Oh, and Bacon didn't need to go to the butcher's to get his ideas on how human beings were just meat. He'd volunteered for Civil Defence during the Blitz and worked full-time in the ARP (Air Raid Precautions) rescue service. He didn't do it for long but, like my grandfather, he'd have seen a lot of flesh ripped apart - or at least enough to form the basis of his art and haunt his dreams.

So, powerful art, yes. Deeply troubled and deeply spiritual, yes. Something I can admire, just possibly. Something I like, no, I don't think so. Ultimately, there's just too much around the artworks which is negative in the extreme. [Three and a Half Stars - Very Good]

Tales of Hoffmann I really like the music of Jacques Offenbach's Les Contes d'Hoffmann and the Royal Opera production is spectacular in an old fashioned way which suits the piece. Certainly, neither Welsh National Opera nor Opera North could possibly tour a show such as this.

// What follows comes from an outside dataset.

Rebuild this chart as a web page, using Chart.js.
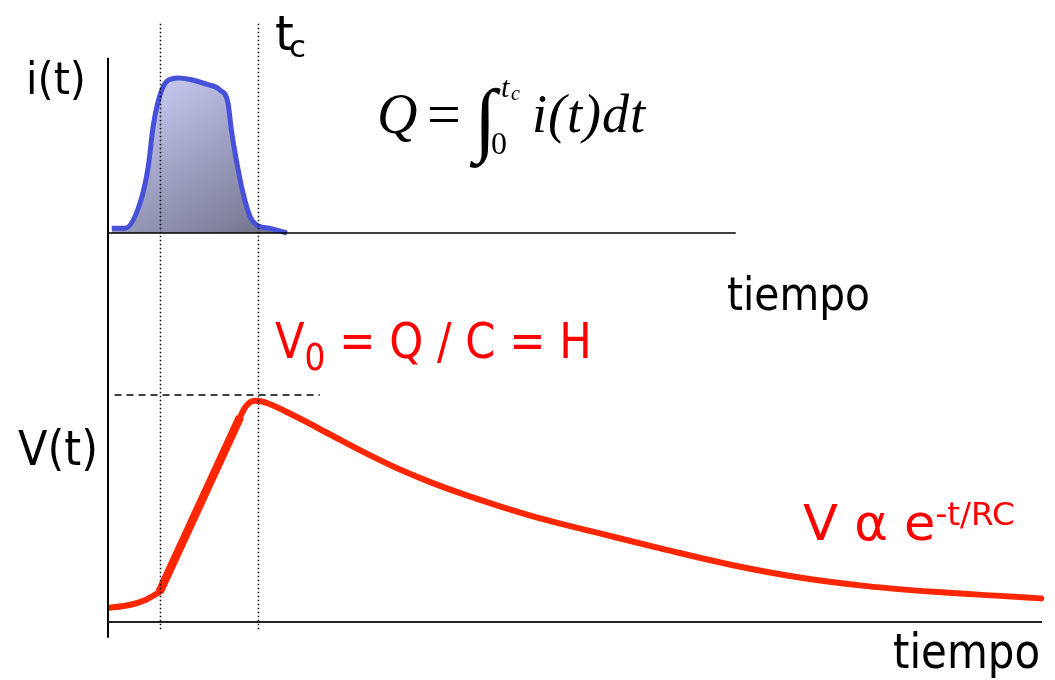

And this sort of opulence is one of the reasons why you come to Covent Garden. Another is the high quality of the vocal performances. And here, really only two were world class.

I very much enjoyed the performance of Gidon Saks as Lindorf and all the baddies - he had been Mefistofele in Amsterdam four years ago. Graham Clark was exceptional in all of the quirky bit parts. Ekaterina Lekhina gave Olympia's coloratura a good run for its money. Christine Rice was a full throated Giulietta, quite a progression from her Rosina in The Barber of Seville at ENO back in 2001. Katie van Kooten was reasonable as Antonia - certainly better than her warbling Micaëla in ENO's web broadcast of Carmen. Kristine Jepson was fine as Nicklausse.

Antonio Pappano conducted well if not exceptionally. The chorus was very good.

And what about Hoffmann?

Well, there's the rub.

I'd booked at the last minute partially because of the work but mostly because of Rolando Villazón. I tried to get to hear him live in L'elisir d'amore last year. But he cancelled. He cancelled again for this performance. Our replacement, Zvetan Michailov, may have saved the show but he really wasn't very good. And especially when you set his performance against the other two I have witnessed - Julian Gavin in 1998 and Alfredo Kraus in 1991.

So, I'm going to give the event three stars. I'm glad that I saw the show. I enjoyed the performance. The seat I sat in cost more than I might normally have paid out for but gave an excellent view of the stage. I'm just glad that I hadn't built the whole trip around that man. [Three Stars - Good]

The following morning took us out to St Paul's and over the Millennium Bridge to Tate Modern for the Rothko exhibition. You know what you are going to get here. Enormous canvasses on which there is colour.

Seagram Mural

The problem for the curators is that once you have said that, there is little else to say. They are, starkly, what they are. They ask the question of what can paint do to inspire and move in the way that music does without any other point of reference?

Trying to find great significance in a sharp edge rather than a feathered edge or the inclusion/exclusion of a white border or the choice of colour gives you the clue that really only the works can speak for themselves.

I think that they are deeply spiritual works of art that demand that you spend time with them. For that reason a chapel seems to me to be their perfect home rather than a restaurant (which has to be the reason why he pulled out of the Seagram commission - in a restaurant they works would have become wallpaper).

I'm glad to have seen the show but I'm not minded to pursue an interest in Rothko any further. [Three Stars - Good]

And it was good to have seen shows by Bacon and Rothko back to back.

Things that link Bacon and Rothko...

And there's a thesis to be written somewhere about the colour orange and the 1960s.